Indian National Congress

Indian National Congress

The Indian National Congress (INC, often called Congress) is one of two major political parties in India; the other being the Bharatiya Janata Party.

Congress was founded in 1885 during the British Raj; its founders include Allan Octavian Hume, Dadabhai Naoroji and Dinshaw Wacha. In the late nineteenth and early to mid-twentieth centuries, Congress became a pivotal participant in the Indian independence movement, with over 15 million members and over 70 million participants in its opposition to British colonial rule in India.

After independence in 1947, Congress became India's dominant political party; as of 2015, in the 15 general elections since independence, it has won an outright majority on six occasions and has led the ruling coalition a further four times, heading the central government for 49 years. There have been seven Congress Prime Ministers, the first being Jawaharlal Nehru (1947–64), and the most recent Manmohan Singh (2004–14). The party's social liberal platform is generally considered to be on the centre-left of Indian politics.

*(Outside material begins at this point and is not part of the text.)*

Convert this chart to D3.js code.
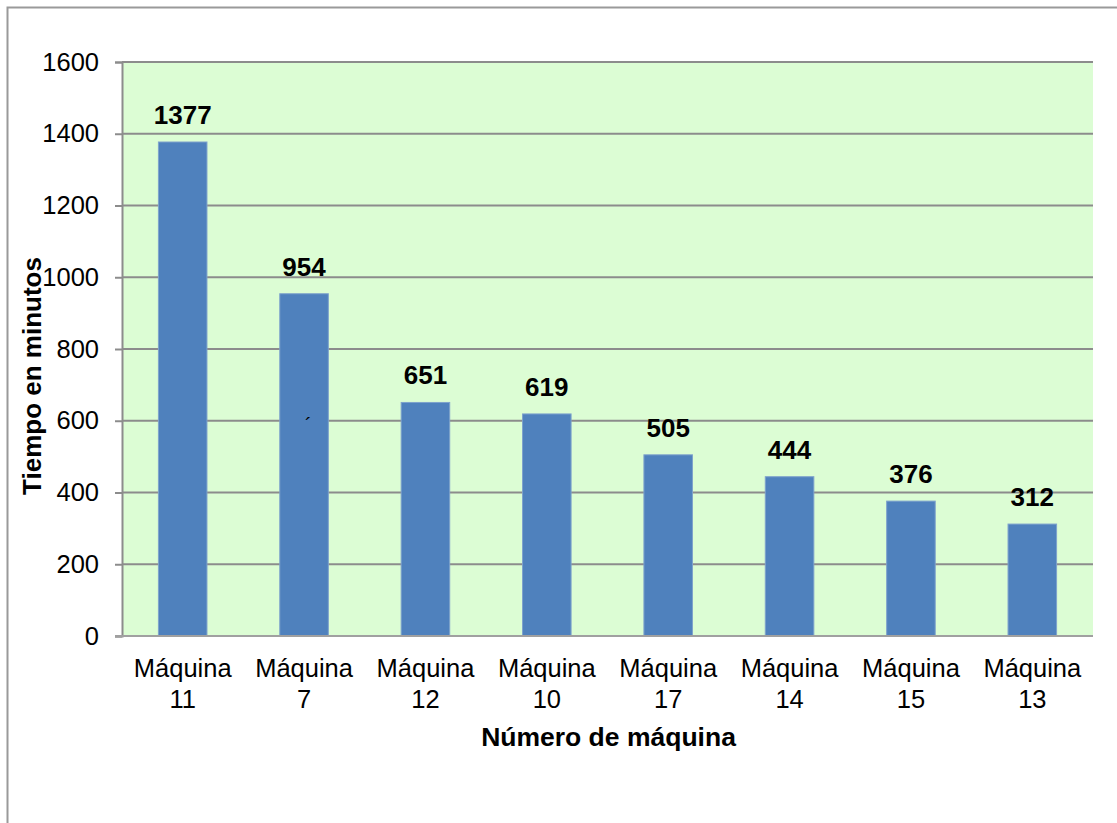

From 2004 to 2014, the Congress-led United Progressive Alliance, a coalition of several regional parties, formed the Indian government and was headed by Prime Minister Manmohan Singh. As of March 2017, the party is in power in five states: Punjab, Himachal Pradesh, Karnataka, Meghalaya and Mizoram. In Bihar, it is a part of the ruling coalition. The Congress has previously directly ruled Andhra Pradesh, Tamil Nadu, Gujarat, Madhya Pradesh, Rajasthan, Uttar Pradesh and Goa. In the 2014 general election, the Congress had its poorest post-independence general election performance, winning only 44 seats of the 543-member house.

The Congress' social policy is based upon the Gandhian principle of Sarvodaya—the lifting up of all sections of society—which involves the improvement of the lives of economically underprivileged and socially marginalised people. The party primarily endorses social liberalism—seeking to balance individual liberty and social justice, and secularism—asserting the right to be free from religious rule and teachings.